Skip all pictures, then copy the lines from the start of the data through the line with "from matplotlib.lines import Line2D", keeping both ends.

======

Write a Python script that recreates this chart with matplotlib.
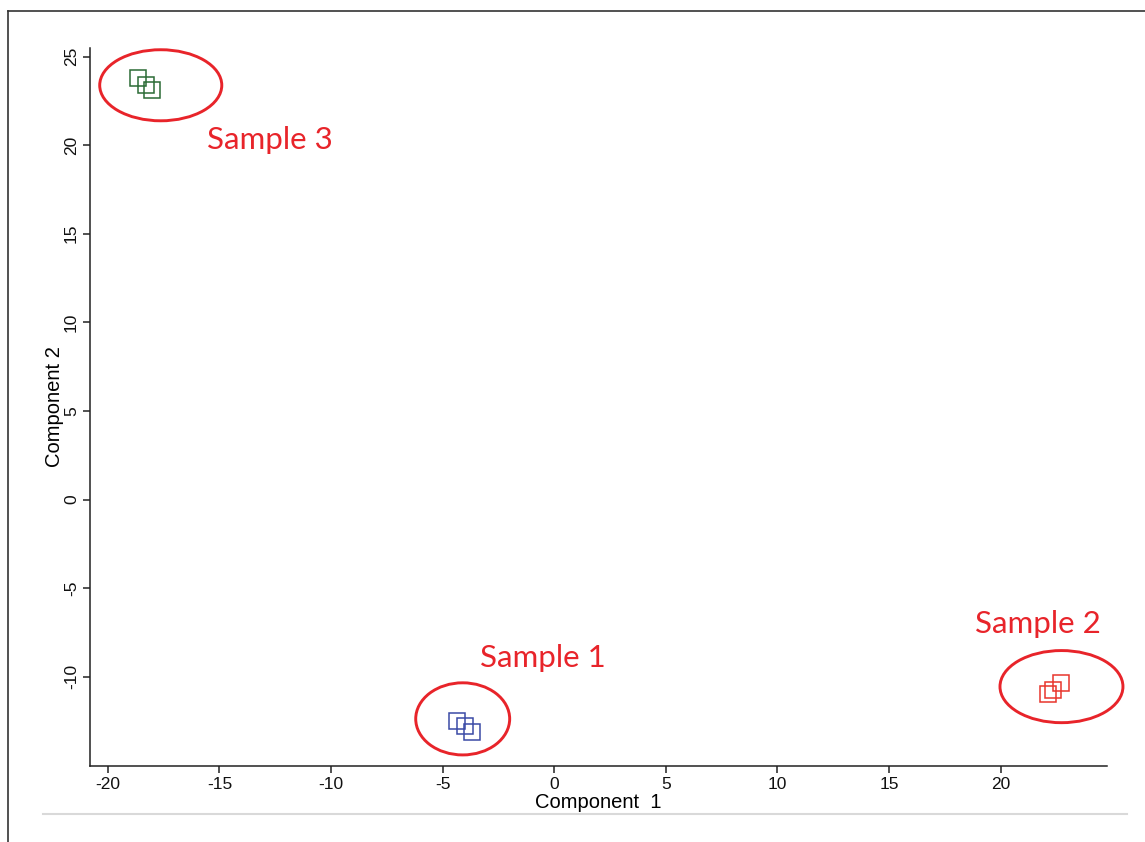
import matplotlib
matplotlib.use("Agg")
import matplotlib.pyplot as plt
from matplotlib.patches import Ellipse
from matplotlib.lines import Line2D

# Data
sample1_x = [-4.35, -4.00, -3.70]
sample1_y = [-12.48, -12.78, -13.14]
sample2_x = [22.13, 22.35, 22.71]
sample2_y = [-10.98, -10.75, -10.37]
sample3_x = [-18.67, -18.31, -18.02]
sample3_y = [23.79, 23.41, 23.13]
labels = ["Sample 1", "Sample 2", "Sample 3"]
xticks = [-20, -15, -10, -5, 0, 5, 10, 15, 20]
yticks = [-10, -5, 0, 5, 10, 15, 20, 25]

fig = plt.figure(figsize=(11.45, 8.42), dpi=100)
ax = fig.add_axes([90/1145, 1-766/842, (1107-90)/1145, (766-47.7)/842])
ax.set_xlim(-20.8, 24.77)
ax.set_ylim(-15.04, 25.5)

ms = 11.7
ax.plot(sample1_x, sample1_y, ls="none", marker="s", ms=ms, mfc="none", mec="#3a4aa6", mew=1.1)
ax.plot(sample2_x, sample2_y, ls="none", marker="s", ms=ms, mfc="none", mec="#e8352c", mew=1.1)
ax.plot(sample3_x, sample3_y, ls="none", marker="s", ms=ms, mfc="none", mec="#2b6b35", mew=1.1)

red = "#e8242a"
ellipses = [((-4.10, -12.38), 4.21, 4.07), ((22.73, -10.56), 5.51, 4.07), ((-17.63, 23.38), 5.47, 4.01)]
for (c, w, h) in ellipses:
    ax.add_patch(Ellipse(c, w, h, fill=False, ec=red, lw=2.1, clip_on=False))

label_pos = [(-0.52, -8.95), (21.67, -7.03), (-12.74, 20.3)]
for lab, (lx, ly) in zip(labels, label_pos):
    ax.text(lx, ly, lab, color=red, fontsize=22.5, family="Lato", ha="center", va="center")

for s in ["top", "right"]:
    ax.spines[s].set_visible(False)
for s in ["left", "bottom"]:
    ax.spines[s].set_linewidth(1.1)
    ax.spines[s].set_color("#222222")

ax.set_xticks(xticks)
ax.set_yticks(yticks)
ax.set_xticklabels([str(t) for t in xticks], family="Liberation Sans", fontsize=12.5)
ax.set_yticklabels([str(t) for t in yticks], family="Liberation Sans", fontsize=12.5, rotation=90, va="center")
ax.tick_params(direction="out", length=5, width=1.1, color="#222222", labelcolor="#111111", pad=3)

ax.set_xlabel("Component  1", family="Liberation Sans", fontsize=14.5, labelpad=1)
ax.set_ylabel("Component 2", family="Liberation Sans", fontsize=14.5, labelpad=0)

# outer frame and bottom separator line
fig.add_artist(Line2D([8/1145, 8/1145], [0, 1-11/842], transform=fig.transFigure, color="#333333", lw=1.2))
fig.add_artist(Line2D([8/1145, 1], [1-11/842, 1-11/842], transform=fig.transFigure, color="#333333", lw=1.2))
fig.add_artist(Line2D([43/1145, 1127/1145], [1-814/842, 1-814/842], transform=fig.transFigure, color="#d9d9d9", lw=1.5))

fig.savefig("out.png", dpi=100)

======

#### The response:
Write a Python script that recreates this chart with matplotlib.
import matplotlib
matplotlib.use("Agg")
import matplotlib.pyplot as plt
from matplotlib.patches import Ellipse
from matplotlib.lines import Line2D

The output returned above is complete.